§ **Description of the task**
Copy out each line exactly; pictures stay out of the copy.

— Begin Recorded information —

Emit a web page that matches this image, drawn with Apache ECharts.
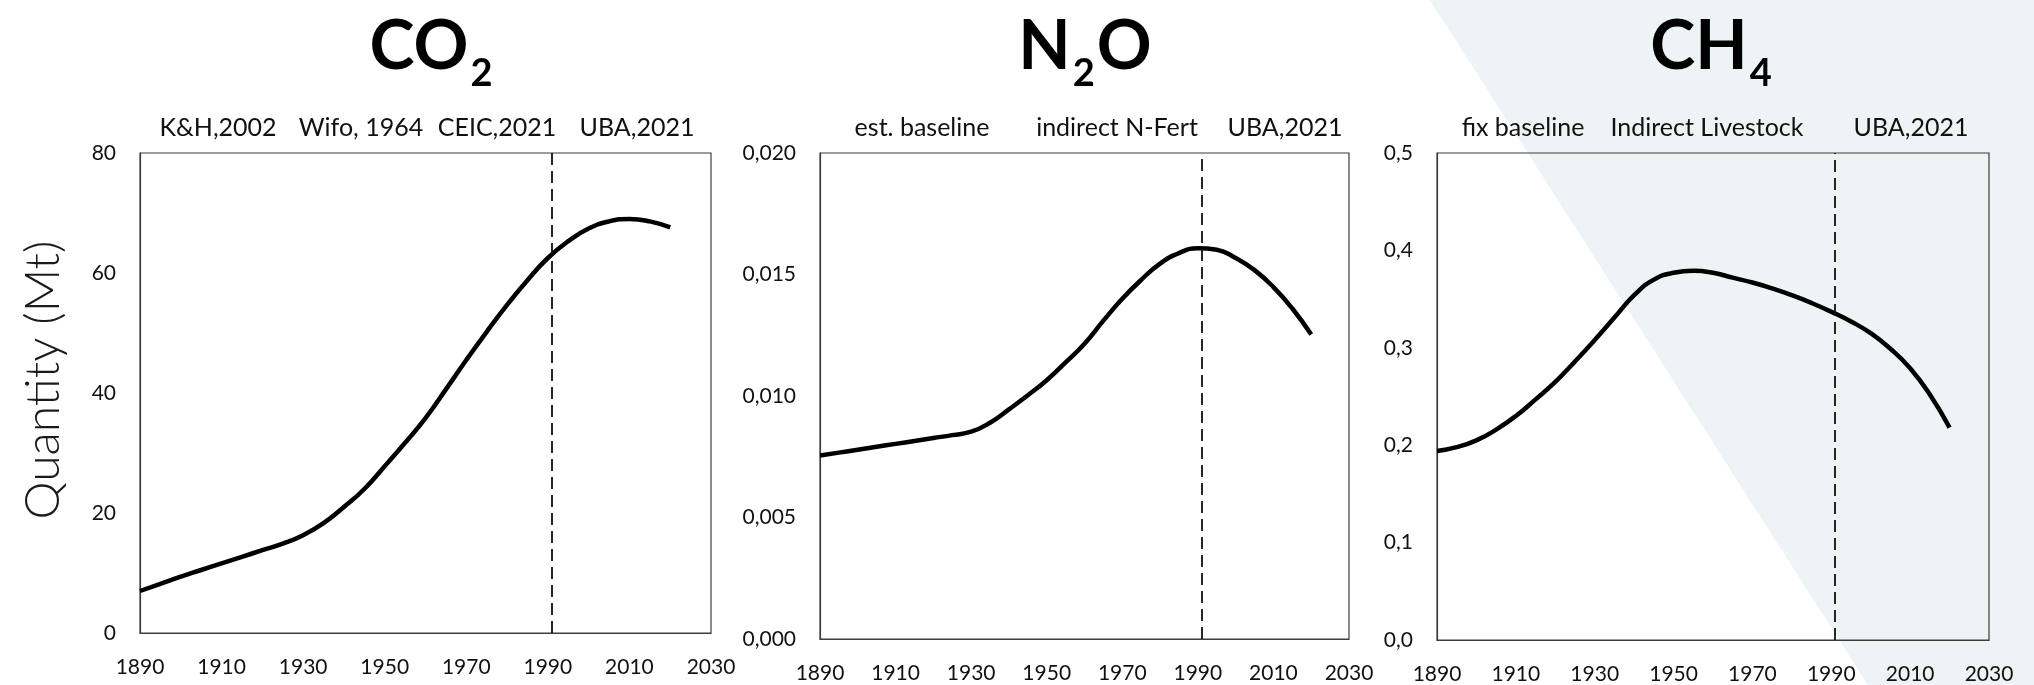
<!DOCTYPE html>
<html>
<head>
<meta charset="utf-8">
<script src="https://cdn.jsdelivr.net/npm/echarts@6/dist/echarts.min.js"></script>
<style>
  html, body { margin: 0; padding: 0; background: #ffffff; }
  #chart { width: 2034px; height: 685px; }
</style>
</head>
<body>
<div id="chart"></div>
<script>
// Years shared by all three gases (5-year steps)
const years = [1890, 1895, 1900, 1905, 1910, 1915, 1920, 1925, 1930, 1935, 1940, 1945, 1950,
  1955, 1960, 1965, 1970, 1975, 1980, 1985, 1990, 1995, 2000, 2005, 2010, 2015, 2020];

// Emissions, Mt
const co2 = [7.0, 8.2, 9.4, 10.5, 11.6, 12.7, 13.8, 14.9, 16.3, 18.3, 21.0, 24.0, 27.8,
  31.7, 35.8, 40.6, 45.5, 50.2, 54.7, 58.8, 62.5, 65.3, 67.4, 68.6, 69.0, 68.6, 67.6];
const n2o = [0.00755, 0.00767, 0.00779, 0.00791, 0.00803, 0.00815, 0.00827, 0.00839, 0.00853,
  0.00890, 0.00945, 0.01003, 0.01065, 0.01138, 0.01215, 0.01310, 0.01400, 0.01478, 0.01545,
  0.01588, 0.01608, 0.01602, 0.01568, 0.01518, 0.01448, 0.01360, 0.01253];
const ch4 = [0.194, 0.198, 0.205, 0.216, 0.230, 0.247, 0.265, 0.286, 0.308, 0.331, 0.354,
  0.370, 0.377, 0.379, 0.377, 0.372, 0.367, 0.361, 0.354, 0.346, 0.337, 0.327, 0.315,
  0.299, 0.279, 0.252, 0.218];

// Year where the data source switches to the national inventory
const inventoryStart = 1991;

// Tick labels
const xTicks = ['1890', '1910', '1930', '1950', '1970', '1990', '2010', '2030'];
const co2Ticks = ['0', '20', '40', '60', '80'];
const n2oTicks = ['0,000', '0,005', '0,010', '0,015', '0,020'];
const ch4Ticks = ['0,0', '0,1', '0,2', '0,3', '0,4', '0,5'];

// Source notes above each panel
const co2Sources = ['K&H,2002', 'Wifo, 1964', 'CEIC,2021', 'UBA,2021'];
const n2oSources = ['est. baseline', 'indirect N-Fert', 'UBA,2021'];
const ch4Sources = ['fix baseline', 'Indirect Livestock', 'UBA,2021'];

const FONT = 'Lato, "Open Sans", "DejaVu Sans", sans-serif';
const INK = '#111111';

const grids = [
  { left: 140, top: 153, width: 571, height: 480 },
  { left: 820, top: 153, width: 529, height: 486 },
  { left: 1437, top: 153, width: 552, height: 487 }
];
const yRanges = [
  { max: 80, interval: 20, ticks: co2Ticks },
  { max: 0.02, interval: 0.005, ticks: n2oTicks },
  { max: 0.5, interval: 0.1, ticks: ch4Ticks }
];
const values = [co2, n2o, ch4];

function pairs(v) { return years.map((y, i) => [y, v[i]]); }

const chart = echarts.init(document.getElementById('chart'), null, { renderer: 'canvas' });

// Chemical formula with a lowered subscript digit
function formula(main, sub, tail) {
  return '{m|' + main + '}{s|' + sub + '}' + (tail ? '{m|' + tail + '}' : '');
}
const titleRich = {
  m: { fontFamily: FONT, fontSize: 68, fontWeight: 'bold', color: '#000', lineHeight: 74, verticalAlign: 'top' },
  s: { fontFamily: FONT, fontSize: 38, fontWeight: 'bold', color: '#000', lineHeight: 38, verticalAlign: 'top', padding: [42, 2, 0, 2] }
};

function noteTexts(list, xs) {
  return list.map((t, i) => ({
    type: 'text', x: xs[i], y: 128, z: 5,
    style: { text: t, font: '25px ' + FONT, fill: INK, textAlign: 'center', textVerticalAlign: 'middle' }
  }));
}

const option = {
  backgroundColor: '#ffffff',
  animation: false,
  title: [
    { text: formula('CO', '2'), left: 427, top: 8, textAlign: 'center', textStyle: { rich: titleRich } },
    { text: formula('N', '2', 'O'), left: 1080, top: 8, textAlign: 'center', textStyle: { rich: titleRich } },
    { text: formula('CH', '4'), left: 1707, top: 8, textAlign: 'center', textStyle: { rich: titleRich } }
  ],
  graphic: [
    {
      type: 'polygon', z: -100, silent: true,
      shape: { points: [[1430, 0], [2034, 0], [2034, 685], [1868, 685]] },
      style: { fill: '#eef3f6' }
    },
    {
      type: 'text', x: 44, y: 380, rotation: Math.PI / 2, z: 5,
      style: {
        text: 'Quantity (Mt)', font: '300 48px ' + FONT, fill: '#1a1a1a',
        textAlign: 'center', textVerticalAlign: 'middle'
      }
    }
  ].concat(
    noteTexts(co2Sources, [218, 361, 497, 637]),
    noteTexts(n2oSources, [922, 1117, 1285]),
    noteTexts(ch4Sources, [1523, 1707, 1911])
  ),
  grid: grids.map(g => Object.assign({
    show: true, borderColor: '#3c3c3c', borderWidth: 1.2, backgroundColor: 'transparent'
  }, g)),
  xAxis: grids.map((g, i) => ({
    type: 'value', gridIndex: i, min: 1890, max: 2030, interval: 20,
    axisLine: { show: true, lineStyle: { color: '#3c3c3c', width: 1.2 } },
    axisTick: { show: false }, splitLine: { show: false },
    axisLabel: {
      margin: 24, fontFamily: FONT, fontSize: 21, color: INK,
      formatter: (v) => xTicks[Math.round((v - 1890) / 20)]
    }
  })),
  yAxis: grids.map((g, i) => ({
    type: 'value', gridIndex: i, min: 0, max: yRanges[i].max, interval: yRanges[i].interval,
    axisLine: { show: true, lineStyle: { color: '#3c3c3c', width: 1.2 } },
    axisTick: { show: false }, splitLine: { show: false },
    axisLabel: {
      margin: 24, fontFamily: FONT, fontSize: 21, color: INK,
      formatter: (v) => yRanges[i].ticks[Math.round(v / yRanges[i].interval)]
    }
  })),
  series: values.map((v, i) => ({
    type: 'line', xAxisIndex: i, yAxisIndex: i,
    data: pairs(v), smooth: true, showSymbol: false, z: 3,
    lineStyle: { color: '#000', width: 4.5 },
    markLine: {
      silent: true, symbol: ['none', 'none'], label: { show: false },
      lineStyle: { color: '#111', width: 1.8, type: [12, 6] },
      data: [{ xAxis: inventoryStart }]
    }
  }))
};

chart.setOption(option);
</script>
</body>
</html>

— End Recorded information —

§ **Solution**
Emit a web page that matches this image, drawn with Apache ECharts.
<!DOCTYPE html>
<html>
<head>
<meta charset="utf-8">
<script src="https://cdn.jsdelivr.net/npm/echarts@6/dist/echarts.min.js"></script>
<style>
  html, body { margin: 0; padding: 0; background: #ffffff; }
  #chart { width: 2034px; height: 685px; }
</style>
</head>
<body>
<div id="chart"></div>
<script>
// Years shared by all three gases (5-year steps)
const years = [1890, 1895, 1900, 1905, 1910, 1915, 1920, 1925, 1930, 1935, 1940, 1945, 1950,
  1955, 1960, 1965, 1970, 1975, 1980, 1985, 1990, 1995, 2000, 2005, 2010, 2015, 2020];

// Emissions, Mt
const co2 = [7.0, 8.2, 9.4, 10.5, 11.6, 12.7, 13.8, 14.9, 16.3, 18.3, 21.0, 24.0, 27.8,
  31.7, 35.8, 40.6, 45.5, 50.2, 54.7, 58.8, 62.5, 65.3, 67.4, 68.6, 69.0, 68.6, 67.6];
const n2o = [0.00755, 0.00767, 0.00779, 0.00791, 0.00803, 0.00815, 0.00827, 0.00839, 0.00853,
  0.00890, 0.00945, 0.01003, 0.01065, 0.01138, 0.01215, 0.01310, 0.01400, 0.01478, 0.01545,
  0.01588, 0.01608, 0.01602, 0.01568, 0.01518, 0.01448, 0.01360, 0.01253];
const ch4 = [0.194, 0.198, 0.205, 0.216, 0.230, 0.247, 0.265, 0.286, 0.308, 0.331, 0.354,
  0.370, 0.377, 0.379, 0.377, 0.372, 0.367, 0.361, 0.354, 0.346, 0.337, 0.327, 0.315,
  0.299, 0.279, 0.252, 0.218];

// Year where the data source switches to the national inventory
const inventoryStart = 1991;

// Tick labels
const xTicks = ['1890', '1910', '1930', '1950', '1970', '1990', '2010', '2030'];
const co2Ticks = ['0', '20', '40', '60', '80'];
const n2oTicks = ['0,000', '0,005', '0,010', '0,015', '0,020'];
const ch4Ticks = ['0,0', '0,1', '0,2', '0,3', '0,4', '0,5'];

// Source notes above each panel
const co2Sources = ['K&H,2002', 'Wifo, 1964', 'CEIC,2021', 'UBA,2021'];
const n2oSources = ['est. baseline', 'indirect N-Fert', 'UBA,2021'];
const ch4Sources = ['fix baseline', 'Indirect Livestock', 'UBA,2021'];

const FONT = 'Lato, "Open Sans", "DejaVu Sans", sans-serif';
const INK = '#111111';

const grids = [
  { left: 140, top: 153, width: 571, height: 480 },
  { left: 820, top: 153, width: 529, height: 486 },
  { left: 1437, top: 153, width: 552, height: 487 }
];
const yRanges = [
  { max: 80, interval: 20, ticks: co2Ticks },
  { max: 0.02, interval: 0.005, ticks: n2oTicks },
  { max: 0.5, interval: 0.1, ticks: ch4Ticks }
];
const values = [co2, n2o, ch4];

function pairs(v) { return years.map((y, i) => [y, v[i]]); }

const chart = echarts.init(document.getElementById('chart'), null, { renderer: 'canvas' });

// Chemical formula with a lowered subscript digit
function formula(main, sub, tail) {
  return '{m|' + main + '}{s|' + sub + '}' + (tail ? '{m|' + tail + '}' : '');
}
const titleRich = {
  m: { fontFamily: FONT, fontSize: 68, fontWeight: 'bold', color: '#000', lineHeight: 74, verticalAlign: 'top' },
  s: { fontFamily: FONT, fontSize: 38, fontWeight: 'bold', color: '#000', lineHeight: 38, verticalAlign: 'top', padding: [42, 2, 0, 2] }
};

function noteTexts(list, xs) {
  return list.map((t, i) => ({
    type: 'text', x: xs[i], y: 128, z: 5,
    style: { text: t, font: '25px ' + FONT, fill: INK, textAlign: 'center', textVerticalAlign: 'middle' }
  }));
}

const option = {
  backgroundColor: '#ffffff',
  animation: false,
  title: [
    { text: formula('CO', '2'), left: 427, top: 8, textAlign: 'center', textStyle: { rich: titleRich } },
    { text: formula('N', '2', 'O'), left: 1080, top: 8, textAlign: 'center', textStyle: { rich: titleRich } },
    { text: formula('CH', '4'), left: 1707, top: 8, textAlign: 'center', textStyle: { rich: titleRich } }
  ],
  graphic: [
    {
      type: 'polygon', z: -100, silent: true,
      shape: { points: [[1430, 0], [2034, 0], [2034, 685], [1868, 685]] },
      style: { fill: '#eef3f6' }
    },
    {
      type: 'text', x: 44, y: 380, rotation: Math.PI / 2, z: 5,
      style: {
        text: 'Quantity (Mt)', font: '300 48px ' + FONT, fill: '#1a1a1a',
        textAlign: 'center', textVerticalAlign: 'middle'
      }
    }
  ].concat(
    noteTexts(co2Sources, [218, 361, 497, 637]),
    noteTexts(n2oSources, [922, 1117, 1285]),
    noteTexts(ch4Sources, [1523, 1707, 1911])
  ),
  grid: grids.map(g => Object.assign({
    show: true, borderColor: '#3c3c3c', borderWidth: 1.2, backgroundColor: 'transparent'
  }, g)),
  xAxis: grids.map((g, i) => ({
    type: 'value', gridIndex: i, min: 1890, max: 2030, interval: 20,
    axisLine: { show: true, lineStyle: { color: '#3c3c3c', width: 1.2 } },
    axisTick: { show: false }, splitLine: { show: false },
    axisLabel: {
      margin: 24, fontFamily: FONT, fontSize: 21, color: INK,
      formatter: (v) => xTicks[Math.round((v - 1890) / 20)]
    }
  })),
  yAxis: grids.map((g, i) => ({
    type: 'value', gridIndex: i, min: 0, max: yRanges[i].max, interval: yRanges[i].interval,
    axisLine: { show: true, lineStyle: { color: '#3c3c3c', width: 1.2 } },
    axisTick: { show: false }, splitLine: { show: false },
    axisLabel: {
      margin: 24, fontFamily: FONT, fontSize: 21, color: INK,
      formatter: (v) => yRanges[i].ticks[Math.round(v / yRanges[i].interval)]
    }
  })),
  series: values.map((v, i) => ({
    type: 'line', xAxisIndex: i, yAxisIndex: i,
    data: pairs(v), smooth: true, showSymbol: false, z: 3,
    lineStyle: { color: '#000', width: 4.5 },
    markLine: {
      silent: true, symbol: ['none', 'none'], label: { show: false },
      lineStyle: { color: '#111', width: 1.8, type: [12, 6] },
      data: [{ xAxis: inventoryStart }]
    }
  }))
};

chart.setOption(option);
</script>
</body>
</html>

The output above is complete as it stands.